THE PERFECT lawyer, like the perfect orator, must accomplish himself for his duties by familiarity with every study. It may be truly said that to him nothing, that concerns human nature or human art, is indifferent or useless. He should search the human heart, and explore to their sources the passions, and appetites, and feelings of mankind. He should watch the motions of the dark and malignant passions, as they silently approach the chambers of the soul in its first slumbers. He should catch the first warm rays of sympathy and benevolence, as they play around the character, and are reflected back from its varying lines. He should learn to detect the cunning arts of the hypocrite, who pours into the credulous and unwary ear his leperous distilment. He should for this purpose make the master-spirits of all ages pay contribution to his labors. He should walk abroad through nature, and elevate his thoughts, and warm his virtues, by a contemplation of her beauty, and magnificence, and harmony. He should examine well the precepts of religion, as the only solid basis of civil society; and gather from them, not only his duty, but his hopes; not merely his consolations, but his discipline and his glory. He should unlock all the treasures of history for illustration, and instruction, and admonition. He will thus see man as he has been, and thereby best know what he is. He will thus be taught to distrust theory, and cling to practical good; to rely more upon experience than reasoning; more upon institutions than laws; more upon checks to vice than upon motives to virtue. He will become more indulgent to human errors; more scrupulous in means, as well as in ends; more wise, more candid, more forgiving, more disinterested. If the melancholy infirmities of his race shall make him trust men less, he may yet learn to love man more.
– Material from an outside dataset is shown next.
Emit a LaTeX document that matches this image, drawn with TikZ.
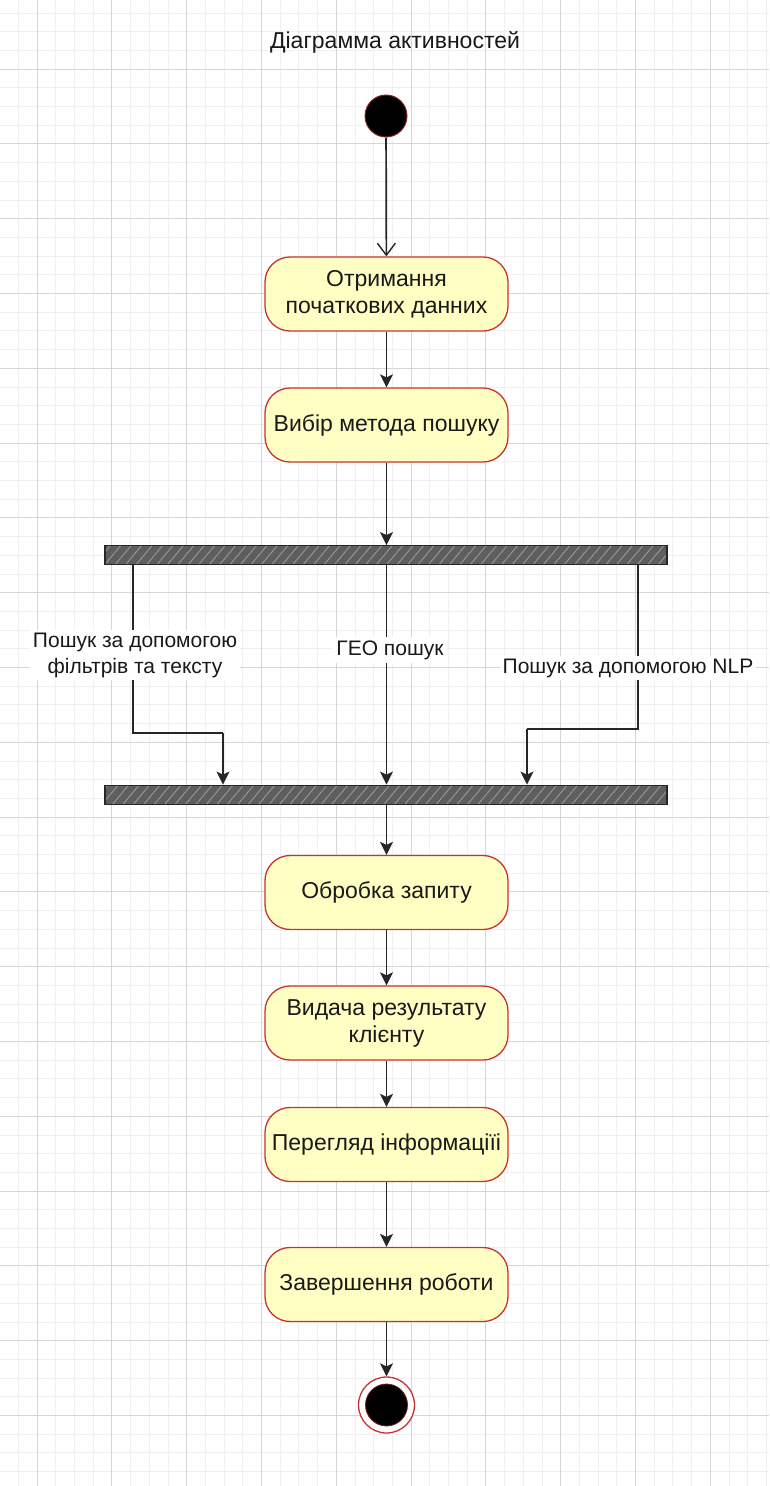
\documentclass[tikz,border=0pt]{standalone}
\usepackage{fontspec}
\setmainfont{Liberation Sans}
\usetikzlibrary{arrows.meta,patterns.meta,calc}
\definecolor{actfill}{HTML}{FFFFC4}
\definecolor{actline}{HTML}{C83232}
\definecolor{barfill}{HTML}{5E5E5E}
\definecolor{majgrid}{HTML}{D6D6D6}
\definecolor{mingrid}{HTML}{F0F0F0}
\begin{document}
\begin{tikzpicture}[x=1pt,y=-1pt,
  txt/.style={font=\fontsize{23}{27}\selectfont, text=black!90},
  act/.style={txt, draw=actline, line width=1.3pt, fill=actfill, rounded corners=25pt,
    minimum width=243pt, minimum height=74pt, align=center, inner sep=2pt},
  syncbar/.style={draw=black!85, line width=1.8pt, preaction={fill=barfill},
    pattern={Lines[angle=50,distance=8pt,line width=0.9pt]}, pattern color=gray!80, minimum width=562pt, minimum height=19pt, inner sep=0pt},
  flow/.style={draw=black!85, line width=1.7pt, -{Stealth[length=13pt,width=13pt,inset=3pt]}},
  openflow/.style={draw=black!85, line width=1.7pt, -{Straight Barb[length=12pt,width=18pt,line width=1.4pt]}},
  lbl/.style={font=\fontsize{21}{26}\selectfont, text=black!90, fill=white, inner sep=3pt, align=center},
  plain/.style={draw=black!85, line width=1.7pt}
]
\useasboundingbox (0,0) rectangle (769,1486);
\fill[white] (0,0) rectangle (769,1486);
% grid
\foreach \i in {-2,...,40} {
  \draw[mingrid, line width=0.8pt] ({37+18.7*\i},0) -- ({37+18.7*\i},1486);
}
\foreach \i in {-4,...,76} {
  \draw[mingrid, line width=0.8pt] (0,{69+18.7*\i}) -- (769,{69+18.7*\i});
}
\foreach \i in {0,...,9} {
  \draw[majgrid, line width=1pt] ({37+74.8*\i},0) -- ({37+74.8*\i},1486);
}
\foreach \i in {-1,...,19} {
  \draw[majgrid, line width=1pt] (0,{69+74.8*\i}) -- (769,{69+74.8*\i});
}

% title
\node[txt] (title) at (395,42) {Діаграмма активностей};

% start
\node[circle, fill=black, draw=actline!70!black, line width=1pt, minimum size=42pt, inner sep=0pt] (start) at (386,116) {};

% activities
\node[act] (a1) at (386.5,294) {Отримання\\початкових данних};
\node[act] (a2) at (386.5,425) {Вибір метода пошуку};
\node[syncbar] (bar1) at (386,555) {};
\node[syncbar] (bar2) at (386,795) {};
\node[act] (a3) at (386.5,892.5) {Обробка запиту};
\node[act] (a4) at (386.5,1023) {Видача результату\\клієнту};
\node[act] (a5) at (386.5,1144.5) {Перегляд інформаціїі};
\node[act] (a6) at (386.5,1284.5) {Завершення роботи};

% end
\node[circle, fill=white, draw=actline, line width=1.3pt, minimum size=56pt, inner sep=0pt] (end) at (386.5,1405) {};
\node[circle, fill=black, draw=actline!60!black, line width=0.8pt, minimum size=42pt, inner sep=0pt] (endin) at (end.center) {};

% branch corners
\coordinate (lc) at (133,733);
\coordinate (lt) at (223,733);
\coordinate (rc) at (638,729);
\coordinate (rt) at (527,729);
\coordinate (mid) at (386.5,0);

% connectors
\draw[openflow] (start) -- (a1);
\draw[flow] (a1) -- (a2);
\draw[flow] (a2.south) -- (bar1.north -| a2.south);
\draw[plain] (bar1.south -| lc) |- (lt);
\draw[flow] (lt) -- (bar2.north -| lt);
\draw[flow] (bar1.south -| mid) -- (bar2.north -| mid);
\draw[plain] (bar1.south -| rc) |- (rt);
\draw[flow] (rt) -- (bar2.north -| rt);
\draw[flow] (bar2.south -| a3.north) -- (a3.north);
\draw[flow] (a3) -- (a4);
\draw[flow] (a4) -- (a5);
\draw[flow] (a5) -- (a6);
\draw[flow] (a6) -- (end);

% labels
\node[lbl] (l1) at (135,655) {Пошук за допомогою\\фільтрів та тексту};
\node[lbl] (l2) at (390,650) {ГЕО пошук};
\node[lbl] (l3) at (628,668) {Пошук за допомогою NLP};
\end{tikzpicture}
\end{document}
Nor should he stop here. He must drink in the lessons and the spirit of philosophy. I do not mean that philosophy described by Milton, as

  • “A perpetual feast of nectared sweets,
  • Where no crude surfeit reigns;”
  • but that philosophy, which is conversant with men’s business and interests, with the policy and the welfare of nations; that philosophy which dwells not in vain imaginations and Platonic dreams, but which stoops to life, and enlarges the boundaries of human happiness; that philosophy which sits by us in the closet, cheers us by the fireside, walks with us in the fields and highways, kneels with us at the altars, and lights up the enduring flame of patriotism.